The Warburg Haus, Hamburg is a German interdisciplinary forum for art history and cultural sciences and primarily for political iconography.[1] [2] It is dedicated to the life and work of Aby Warburg and run by the University of Hamburg as a semi-independent seminar. "It issues a series of art historical publications directly modeled on the original institution's studies and lectures, and is a sponsor of the reprinted 'Study Edition' released through the Akademie Verlag in Berlin."[3]
Built in 1926 for the Kulturwissenschaftliche Bibliothek Warburg (KBW) in Heilwigstraße 116, Eppendorf, Hamburg, the Warburg Haus was a center of interdisciplinary research and global exchange in the humanities during the Weimar Republic.[4]
The Warburg Haus helped to shape the thought and work of some of the greatest scholars of the first half of the twentieth century, from Fritz Saxl and Erwin Panofsky to Ernst Cassirer. In 1933, the house was closed and its library shipped to London in order to escape the clutches of the Nazis.[5] The original library is now part of the Warburg Institute in London.

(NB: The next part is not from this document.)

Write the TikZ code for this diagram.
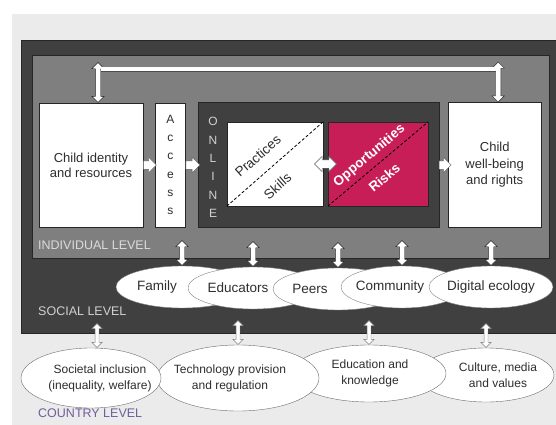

In 1993, the house was acquired by the city of Hamburg and renovated.[6] Since 1995, the building of the "cultural studies library" is used for artistic and cultural research, and art historical seminars, workshops, and colloquiums. In 2001, the archive of the Hamburg-born art historian, William S. Heckscher (1904-1999), was shipped from Princeton to the Warburg Haus.[7] [8]
For many years, the German art historian Martin Warnke directed the Center for Political Iconography at the Warburg Haus.[9]